● Description of the task
Transcribe each line of the material as it is, and drop any picture.

● Recorded data
━━━━━━━━━━━━━━━━━━━━━━━━━━━━━━

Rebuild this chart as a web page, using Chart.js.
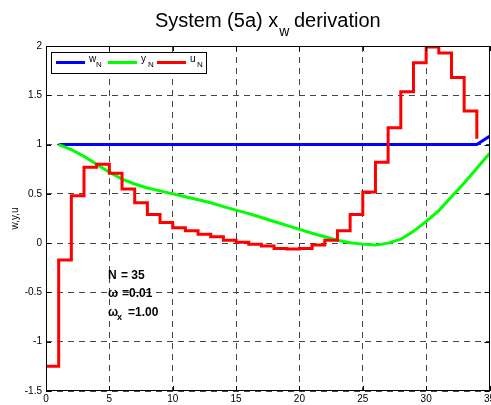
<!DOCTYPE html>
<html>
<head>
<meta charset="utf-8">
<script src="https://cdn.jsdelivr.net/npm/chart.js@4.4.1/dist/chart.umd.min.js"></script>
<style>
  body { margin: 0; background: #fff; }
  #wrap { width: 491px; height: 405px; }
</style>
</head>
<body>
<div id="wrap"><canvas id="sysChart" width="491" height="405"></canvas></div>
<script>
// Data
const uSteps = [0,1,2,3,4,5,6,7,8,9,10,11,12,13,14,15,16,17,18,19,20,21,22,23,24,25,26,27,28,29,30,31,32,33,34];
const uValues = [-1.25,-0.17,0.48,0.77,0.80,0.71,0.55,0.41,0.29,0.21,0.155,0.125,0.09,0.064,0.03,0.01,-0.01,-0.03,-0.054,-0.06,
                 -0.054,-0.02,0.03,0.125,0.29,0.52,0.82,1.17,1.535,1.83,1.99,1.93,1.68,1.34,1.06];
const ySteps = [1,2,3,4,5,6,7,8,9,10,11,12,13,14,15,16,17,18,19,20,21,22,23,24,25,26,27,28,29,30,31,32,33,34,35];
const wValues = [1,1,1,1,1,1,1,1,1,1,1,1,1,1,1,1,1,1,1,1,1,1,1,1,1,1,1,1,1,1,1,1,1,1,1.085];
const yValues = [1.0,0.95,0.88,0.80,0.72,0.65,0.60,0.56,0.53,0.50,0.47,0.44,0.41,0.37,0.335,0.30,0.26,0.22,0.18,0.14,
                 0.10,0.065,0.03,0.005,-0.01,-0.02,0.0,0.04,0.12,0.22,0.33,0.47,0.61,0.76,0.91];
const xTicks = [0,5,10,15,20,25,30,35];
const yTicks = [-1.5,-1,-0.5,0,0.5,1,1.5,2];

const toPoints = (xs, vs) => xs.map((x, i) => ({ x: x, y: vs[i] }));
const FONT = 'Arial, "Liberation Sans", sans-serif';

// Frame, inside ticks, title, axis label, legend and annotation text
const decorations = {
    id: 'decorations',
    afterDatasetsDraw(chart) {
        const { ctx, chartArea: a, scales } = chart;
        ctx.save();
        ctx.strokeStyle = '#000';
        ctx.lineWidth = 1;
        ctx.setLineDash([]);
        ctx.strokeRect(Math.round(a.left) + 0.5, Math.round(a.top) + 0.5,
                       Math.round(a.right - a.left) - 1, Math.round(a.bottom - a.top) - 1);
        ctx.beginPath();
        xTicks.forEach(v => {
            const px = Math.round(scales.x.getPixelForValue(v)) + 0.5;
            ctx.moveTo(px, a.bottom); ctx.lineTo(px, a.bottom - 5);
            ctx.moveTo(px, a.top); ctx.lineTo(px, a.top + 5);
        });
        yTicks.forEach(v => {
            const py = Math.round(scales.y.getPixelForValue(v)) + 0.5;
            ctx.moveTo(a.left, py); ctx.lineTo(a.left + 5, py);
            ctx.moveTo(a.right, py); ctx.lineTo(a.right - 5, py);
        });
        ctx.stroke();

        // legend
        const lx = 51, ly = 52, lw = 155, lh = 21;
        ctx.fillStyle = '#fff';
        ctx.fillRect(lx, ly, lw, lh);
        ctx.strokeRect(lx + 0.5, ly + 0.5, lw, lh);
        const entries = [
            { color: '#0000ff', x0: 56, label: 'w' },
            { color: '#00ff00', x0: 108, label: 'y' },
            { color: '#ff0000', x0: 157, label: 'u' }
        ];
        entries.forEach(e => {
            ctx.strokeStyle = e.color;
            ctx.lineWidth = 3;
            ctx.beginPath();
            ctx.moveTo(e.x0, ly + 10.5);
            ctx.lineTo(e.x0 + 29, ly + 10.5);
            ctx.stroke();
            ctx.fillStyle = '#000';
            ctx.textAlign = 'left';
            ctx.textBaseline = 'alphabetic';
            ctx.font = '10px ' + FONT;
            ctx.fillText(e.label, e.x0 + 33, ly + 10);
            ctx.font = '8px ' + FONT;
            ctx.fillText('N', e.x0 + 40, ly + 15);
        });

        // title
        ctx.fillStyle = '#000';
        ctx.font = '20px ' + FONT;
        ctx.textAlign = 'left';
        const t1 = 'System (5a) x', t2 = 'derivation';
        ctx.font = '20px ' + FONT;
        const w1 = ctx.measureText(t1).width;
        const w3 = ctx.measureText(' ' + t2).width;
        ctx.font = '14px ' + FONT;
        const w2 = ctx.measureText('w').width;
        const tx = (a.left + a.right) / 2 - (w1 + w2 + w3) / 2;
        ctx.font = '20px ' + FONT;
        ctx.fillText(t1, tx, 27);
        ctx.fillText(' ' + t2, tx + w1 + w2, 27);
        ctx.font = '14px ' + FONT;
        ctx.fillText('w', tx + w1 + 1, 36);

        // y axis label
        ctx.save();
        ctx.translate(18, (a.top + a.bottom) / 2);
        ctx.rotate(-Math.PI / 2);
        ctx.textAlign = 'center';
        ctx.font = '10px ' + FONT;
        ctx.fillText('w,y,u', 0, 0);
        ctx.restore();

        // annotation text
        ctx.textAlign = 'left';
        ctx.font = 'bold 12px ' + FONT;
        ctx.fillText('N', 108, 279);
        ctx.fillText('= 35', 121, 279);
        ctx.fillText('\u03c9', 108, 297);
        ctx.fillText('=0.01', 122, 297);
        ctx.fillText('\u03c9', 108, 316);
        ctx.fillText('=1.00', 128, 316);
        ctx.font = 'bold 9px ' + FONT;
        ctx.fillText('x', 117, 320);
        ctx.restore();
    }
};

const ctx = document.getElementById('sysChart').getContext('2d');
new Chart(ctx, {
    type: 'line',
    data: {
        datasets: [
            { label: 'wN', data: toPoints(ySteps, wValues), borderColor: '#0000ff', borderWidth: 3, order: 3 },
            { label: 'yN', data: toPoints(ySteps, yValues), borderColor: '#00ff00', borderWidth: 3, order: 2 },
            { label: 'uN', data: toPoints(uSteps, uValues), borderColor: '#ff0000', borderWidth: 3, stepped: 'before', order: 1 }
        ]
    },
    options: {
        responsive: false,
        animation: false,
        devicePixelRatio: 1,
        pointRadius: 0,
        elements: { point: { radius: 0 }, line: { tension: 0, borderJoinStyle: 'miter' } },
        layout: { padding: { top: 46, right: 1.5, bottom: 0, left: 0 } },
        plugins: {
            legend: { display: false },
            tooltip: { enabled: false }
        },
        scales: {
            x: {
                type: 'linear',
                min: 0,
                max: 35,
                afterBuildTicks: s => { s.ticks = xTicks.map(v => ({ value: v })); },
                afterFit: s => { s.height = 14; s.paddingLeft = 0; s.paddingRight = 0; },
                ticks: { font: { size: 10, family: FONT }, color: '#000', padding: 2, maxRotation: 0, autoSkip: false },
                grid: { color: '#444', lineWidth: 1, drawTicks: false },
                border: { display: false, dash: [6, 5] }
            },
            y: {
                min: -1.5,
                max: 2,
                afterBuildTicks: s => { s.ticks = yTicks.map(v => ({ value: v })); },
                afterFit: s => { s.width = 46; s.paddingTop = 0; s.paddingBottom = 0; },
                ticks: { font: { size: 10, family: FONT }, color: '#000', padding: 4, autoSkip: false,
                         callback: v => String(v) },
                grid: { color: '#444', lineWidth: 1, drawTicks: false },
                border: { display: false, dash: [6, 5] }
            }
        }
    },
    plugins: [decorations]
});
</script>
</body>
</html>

━━━━━━━━━━━━━━━━━━━━━━━━━━━━━━

● Answer to the task
Rebuild this chart as a web page, using Chart.js.
<!DOCTYPE html>
<html>
<head>
<meta charset="utf-8">
<script src="https://cdn.jsdelivr.net/npm/chart.js@4.4.1/dist/chart.umd.min.js"></script>
<style>
  body { margin: 0; background: #fff; }
  #wrap { width: 491px; height: 405px; }
</style>
</head>
<body>
<div id="wrap"><canvas id="sysChart" width="491" height="405"></canvas></div>
<script>
// Data
const uSteps = [0,1,2,3,4,5,6,7,8,9,10,11,12,13,14,15,16,17,18,19,20,21,22,23,24,25,26,27,28,29,30,31,32,33,34];
const uValues = [-1.25,-0.17,0.48,0.77,0.80,0.71,0.55,0.41,0.29,0.21,0.155,0.125,0.09,0.064,0.03,0.01,-0.01,-0.03,-0.054,-0.06,
                 -0.054,-0.02,0.03,0.125,0.29,0.52,0.82,1.17,1.535,1.83,1.99,1.93,1.68,1.34,1.06];
const ySteps = [1,2,3,4,5,6,7,8,9,10,11,12,13,14,15,16,17,18,19,20,21,22,23,24,25,26,27,28,29,30,31,32,33,34,35];
const wValues = [1,1,1,1,1,1,1,1,1,1,1,1,1,1,1,1,1,1,1,1,1,1,1,1,1,1,1,1,1,1,1,1,1,1,1.085];
const yValues = [1.0,0.95,0.88,0.80,0.72,0.65,0.60,0.56,0.53,0.50,0.47,0.44,0.41,0.37,0.335,0.30,0.26,0.22,0.18,0.14,
                 0.10,0.065,0.03,0.005,-0.01,-0.02,0.0,0.04,0.12,0.22,0.33,0.47,0.61,0.76,0.91];
const xTicks = [0,5,10,15,20,25,30,35];
const yTicks = [-1.5,-1,-0.5,0,0.5,1,1.5,2];

const toPoints = (xs, vs) => xs.map((x, i) => ({ x: x, y: vs[i] }));
const FONT = 'Arial, "Liberation Sans", sans-serif';

// Frame, inside ticks, title, axis label, legend and annotation text
const decorations = {
    id: 'decorations',
    afterDatasetsDraw(chart) {
        const { ctx, chartArea: a, scales } = chart;
        ctx.save();
        ctx.strokeStyle = '#000';
        ctx.lineWidth = 1;
        ctx.setLineDash([]);
        ctx.strokeRect(Math.round(a.left) + 0.5, Math.round(a.top) + 0.5,
                       Math.round(a.right - a.left) - 1, Math.round(a.bottom - a.top) - 1);
        ctx.beginPath();
        xTicks.forEach(v => {
            const px = Math.round(scales.x.getPixelForValue(v)) + 0.5;
            ctx.moveTo(px, a.bottom); ctx.lineTo(px, a.bottom - 5);
            ctx.moveTo(px, a.top); ctx.lineTo(px, a.top + 5);
        });
        yTicks.forEach(v => {
            const py = Math.round(scales.y.getPixelForValue(v)) + 0.5;
            ctx.moveTo(a.left, py); ctx.lineTo(a.left + 5, py);
            ctx.moveTo(a.right, py); ctx.lineTo(a.right - 5, py);
        });
        ctx.stroke();

        // legend
        const lx = 51, ly = 52, lw = 155, lh = 21;
        ctx.fillStyle = '#fff';
        ctx.fillRect(lx, ly, lw, lh);
        ctx.strokeRect(lx + 0.5, ly + 0.5, lw, lh);
        const entries = [
            { color: '#0000ff', x0: 56, label: 'w' },
            { color: '#00ff00', x0: 108, label: 'y' },
            { color: '#ff0000', x0: 157, label: 'u' }
        ];
        entries.forEach(e => {
            ctx.strokeStyle = e.color;
            ctx.lineWidth = 3;
            ctx.beginPath();
            ctx.moveTo(e.x0, ly + 10.5);
            ctx.lineTo(e.x0 + 29, ly + 10.5);
            ctx.stroke();
            ctx.fillStyle = '#000';
            ctx.textAlign = 'left';
            ctx.textBaseline = 'alphabetic';
            ctx.font = '10px ' + FONT;
            ctx.fillText(e.label, e.x0 + 33, ly + 10);
            ctx.font = '8px ' + FONT;
            ctx.fillText('N', e.x0 + 40, ly + 15);
        });

        // title
        ctx.fillStyle = '#000';
        ctx.font = '20px ' + FONT;
        ctx.textAlign = 'left';
        const t1 = 'System (5a) x', t2 = 'derivation';
        ctx.font = '20px ' + FONT;
        const w1 = ctx.measureText(t1).width;
        const w3 = ctx.measureText(' ' + t2).width;
        ctx.font = '14px ' + FONT;
        const w2 = ctx.measureText('w').width;
        const tx = (a.left + a.right) / 2 - (w1 + w2 + w3) / 2;
        ctx.font = '20px ' + FONT;
        ctx.fillText(t1, tx, 27);
        ctx.fillText(' ' + t2, tx + w1 + w2, 27);
        ctx.font = '14px ' + FONT;
        ctx.fillText('w', tx + w1 + 1, 36);

        // y axis label
        ctx.save();
        ctx.translate(18, (a.top + a.bottom) / 2);
        ctx.rotate(-Math.PI / 2);
        ctx.textAlign = 'center';
        ctx.font = '10px ' + FONT;
        ctx.fillText('w,y,u', 0, 0);
        ctx.restore();

        // annotation text
        ctx.textAlign = 'left';
        ctx.font = 'bold 12px ' + FONT;
        ctx.fillText('N', 108, 279);
        ctx.fillText('= 35', 121, 279);
        ctx.fillText('\u03c9', 108, 297);
        ctx.fillText('=0.01', 122, 297);
        ctx.fillText('\u03c9', 108, 316);
        ctx.fillText('=1.00', 128, 316);
        ctx.font = 'bold 9px ' + FONT;
        ctx.fillText('x', 117, 320);
        ctx.restore();
    }
};

const ctx = document.getElementById('sysChart').getContext('2d');
new Chart(ctx, {
    type: 'line',
    data: {
        datasets: [
            { label: 'wN', data: toPoints(ySteps, wValues), borderColor: '#0000ff', borderWidth: 3, order: 3 },
            { label: 'yN', data: toPoints(ySteps, yValues), borderColor: '#00ff00', borderWidth: 3, order: 2 },
            { label: 'uN', data: toPoints(uSteps, uValues), borderColor: '#ff0000', borderWidth: 3, stepped: 'before', order: 1 }
        ]
    },
    options: {
        responsive: false,
        animation: false,
        devicePixelRatio: 1,
        pointRadius: 0,
        elements: { point: { radius: 0 }, line: { tension: 0, borderJoinStyle: 'miter' } },
        layout: { padding: { top: 46, right: 1.5, bottom: 0, left: 0 } },
        plugins: {
            legend: { display: false },
            tooltip: { enabled: false }
        },
        scales: {
            x: {
                type: 'linear',
                min: 0,
                max: 35,
                afterBuildTicks: s => { s.ticks = xTicks.map(v => ({ value: v })); },
                afterFit: s => { s.height = 14; s.paddingLeft = 0; s.paddingRight = 0; },
                ticks: { font: { size: 10, family: FONT }, color: '#000', padding: 2, maxRotation: 0, autoSkip: false },
                grid: { color: '#444', lineWidth: 1, drawTicks: false },
                border: { display: false, dash: [6, 5] }
            },
            y: {
                min: -1.5,
                max: 2,
                afterBuildTicks: s => { s.ticks = yTicks.map(v => ({ value: v })); },
                afterFit: s => { s.width = 46; s.paddingTop = 0; s.paddingBottom = 0; },
                ticks: { font: { size: 10, family: FONT }, color: '#000', padding: 4, autoSkip: false,
                         callback: v => String(v) },
                grid: { color: '#444', lineWidth: 1, drawTicks: false },
                border: { display: false, dash: [6, 5] }
            }
        }
    },
    plugins: [decorations]
});
</script>
</body>
</html>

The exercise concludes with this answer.